### What is being asked
Quote each line of the material verbatim, without the pictures.

--- START Dataset content ---

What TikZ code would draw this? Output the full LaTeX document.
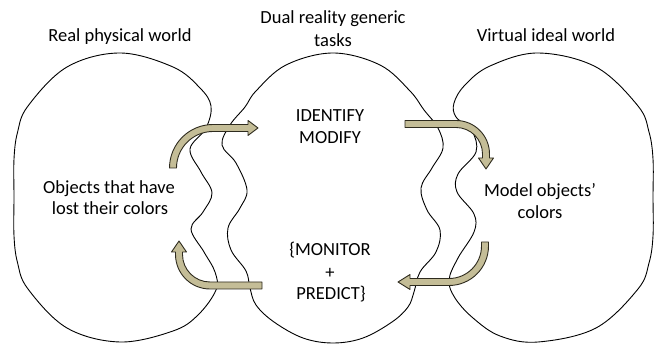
\documentclass[tikz,border=0pt]{standalone}
\usepackage{fontspec}
\setmainfont{Carlito}
\begin{document}
\begin{tikzpicture}[x=1pt,y=1pt,
  blob/.style={draw=black, line width=0.9pt},
  blockarrow/.style={draw=arrowline, fill=arrowfill, line width=0.9pt, line join=round},
  lbl/.style={anchor=base, inner sep=0pt, font=\fontsize{18.5}{22.5}\selectfont}]
\definecolor{arrowfill}{HTML}{C4BD97}
\definecolor{arrowline}{HTML}{2E2B1E}
\useasboundingbox (0,0) rectangle (655,347);

% Left shape: real physical world
\draw[blob] plot[smooth cycle, tension=0.6] coordinates {
 (120,294) (173,280) (200,259) (211,241) (206,219) (190,198) (201,175) (212,154)
 (203,135) (191,118) (204,95) (215,75) (216,57) (198,32) (173,16) (120,5)
 (67,19) (28,58) (17.6,84) (14,111) (14,150) (14,188) (17.6,215) (28,241) (67,280)};

% Middle shape: dual reality generic tasks
\draw[blob] plot[smooth cycle, tension=0.6] coordinates {
 (333,294) (380,282) (410,256) (424,237) (438,219) (443,199) (432,179) (421,159)
 (427,137) (440,117) (436,95) (420,75) (414,55) (408,40) (392,25) (363,9) (333,4)
 (303,9) (274,25) (256,42) (250,59) (246,76) (231,97) (228,119) (240,139) (247,157)
 (236,184) (222,202) (230,222) (245,240) (256,256) (286,282)};

% Right shape: virtual ideal world
\draw[blob] plot[smooth cycle, tension=0.6] coordinates {
 (538,294) (596,280) (638,241) (649,215) (653,188) (653,150) (653,111) (649,84)
 (638,58) (596,19) (538,5)
 (500,11) (473,29) (455,49) (449,67) (458,89) (474,115) (474,133) (457,155)
 (458,173) (476,195) (472,216) (456,230) (454,244) (465,262) (490,281)};

% Block arrows
\draw[blockarrow] (169.5,179) arc[start angle=180,end angle=90,radius=43.5]
  -- (248,222.5) -- (248,226.5) -- (258,219) -- (248,211.5) -- (248,215.5)
  -- (213,215.5) arc[start angle=90,end angle=180,radius=36.5] -- cycle;
\draw[blockarrow] (262,65) -- (210,65) arc[start angle=270,end angle=180,radius=27.5]
  -- (182.5,95) -- (186.5,95) -- (179,106) -- (171.5,95) -- (175.5,95) -- (175.5,92.5)
  arc[start angle=180,end angle=270,radius=34.5] -- (262,58) -- cycle;
\draw[blockarrow] (405,226.5) -- (456,226.5) arc[start angle=90,end angle=0,radius=33.5]
  -- (489.5,189) -- (493.5,189) -- (486,178) -- (478.5,189) -- (482.5,189) -- (482.5,193)
  arc[start angle=0,end angle=90,radius=26.5] -- (405,219.5) -- cycle;
\draw[blockarrow] (488.5,105) -- (488.5,101) arc[start angle=0,end angle=-90,radius=39.5]
  -- (410,61.5) -- (410,57.5) -- (398,65) -- (410,72.5) -- (410,68.5) -- (449,68.5)
  arc[start angle=-90,end angle=0,radius=32.5] -- (481.5,105) -- cycle;

% Titles
\node[lbl] (tl) at (120,305.3) {Real physical world};
\node[lbl] (tm1) at (333,323) {Dual reality generic};
\node[lbl] (tm2) at (333,300.3) {tasks};
\node[lbl] (tr) at (546,305.3) {Virtual ideal world};

% Inner texts
\node[lbl] (l1) at (109,153.7) {Objects that have};
\node[lbl] (l2) at (110,132) {lost their colors};
\node[lbl] (m1) at (330,225.3) {IDENTIFY};
\node[lbl] (m2) at (330,203.7) {MODIFY};
\node[lbl] (m3) at (330,91) {\{MONITOR};
\node[lbl] (m4) at (330,68.5) {+};
\node[lbl] (m5) at (331,47) {PREDICT\}};
\node[lbl] (r1) at (540,150.3) {Model objects’};
\node[lbl] (r2) at (540,128.7) {colors};
\end{tikzpicture}
\end{document}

--- END Dataset content ---

### Result for this exercise
What TikZ code would draw this? Output the full LaTeX document.
\documentclass[tikz,border=0pt]{standalone}
\usepackage{fontspec}
\setmainfont{Carlito}
\begin{document}
\begin{tikzpicture}[x=1pt,y=1pt,
  blob/.style={draw=black, line width=0.9pt},
  blockarrow/.style={draw=arrowline, fill=arrowfill, line width=0.9pt, line join=round},
  lbl/.style={anchor=base, inner sep=0pt, font=\fontsize{18.5}{22.5}\selectfont}]
\definecolor{arrowfill}{HTML}{C4BD97}
\definecolor{arrowline}{HTML}{2E2B1E}
\useasboundingbox (0,0) rectangle (655,347);

% Left shape: real physical world
\draw[blob] plot[smooth cycle, tension=0.6] coordinates {
 (120,294) (173,280) (200,259) (211,241) (206,219) (190,198) (201,175) (212,154)
 (203,135) (191,118) (204,95) (215,75) (216,57) (198,32) (173,16) (120,5)
 (67,19) (28,58) (17.6,84) (14,111) (14,150) (14,188) (17.6,215) (28,241) (67,280)};

% Middle shape: dual reality generic tasks
\draw[blob] plot[smooth cycle, tension=0.6] coordinates {
 (333,294) (380,282) (410,256) (424,237) (438,219) (443,199) (432,179) (421,159)
 (427,137) (440,117) (436,95) (420,75) (414,55) (408,40) (392,25) (363,9) (333,4)
 (303,9) (274,25) (256,42) (250,59) (246,76) (231,97) (228,119) (240,139) (247,157)
 (236,184) (222,202) (230,222) (245,240) (256,256) (286,282)};

% Right shape: virtual ideal world
\draw[blob] plot[smooth cycle, tension=0.6] coordinates {
 (538,294) (596,280) (638,241) (649,215) (653,188) (653,150) (653,111) (649,84)
 (638,58) (596,19) (538,5)
 (500,11) (473,29) (455,49) (449,67) (458,89) (474,115) (474,133) (457,155)
 (458,173) (476,195) (472,216) (456,230) (454,244) (465,262) (490,281)};

% Block arrows
\draw[blockarrow] (169.5,179) arc[start angle=180,end angle=90,radius=43.5]
  -- (248,222.5) -- (248,226.5) -- (258,219) -- (248,211.5) -- (248,215.5)
  -- (213,215.5) arc[start angle=90,end angle=180,radius=36.5] -- cycle;
\draw[blockarrow] (262,65) -- (210,65) arc[start angle=270,end angle=180,radius=27.5]
  -- (182.5,95) -- (186.5,95) -- (179,106) -- (171.5,95) -- (175.5,95) -- (175.5,92.5)
  arc[start angle=180,end angle=270,radius=34.5] -- (262,58) -- cycle;
\draw[blockarrow] (405,226.5) -- (456,226.5) arc[start angle=90,end angle=0,radius=33.5]
  -- (489.5,189) -- (493.5,189) -- (486,178) -- (478.5,189) -- (482.5,189) -- (482.5,193)
  arc[start angle=0,end angle=90,radius=26.5] -- (405,219.5) -- cycle;
\draw[blockarrow] (488.5,105) -- (488.5,101) arc[start angle=0,end angle=-90,radius=39.5]
  -- (410,61.5) -- (410,57.5) -- (398,65) -- (410,72.5) -- (410,68.5) -- (449,68.5)
  arc[start angle=-90,end angle=0,radius=32.5] -- (481.5,105) -- cycle;

% Titles
\node[lbl] (tl) at (120,305.3) {Real physical world};
\node[lbl] (tm1) at (333,323) {Dual reality generic};
\node[lbl] (tm2) at (333,300.3) {tasks};
\node[lbl] (tr) at (546,305.3) {Virtual ideal world};

% Inner texts
\node[lbl] (l1) at (109,153.7) {Objects that have};
\node[lbl] (l2) at (110,132) {lost their colors};
\node[lbl] (m1) at (330,225.3) {IDENTIFY};
\node[lbl] (m2) at (330,203.7) {MODIFY};
\node[lbl] (m3) at (330,91) {\{MONITOR};
\node[lbl] (m4) at (330,68.5) {+};
\node[lbl] (m5) at (331,47) {PREDICT\}};
\node[lbl] (r1) at (540,150.3) {Model objects’};
\node[lbl] (r2) at (540,128.7) {colors};
\end{tikzpicture}
\end{document}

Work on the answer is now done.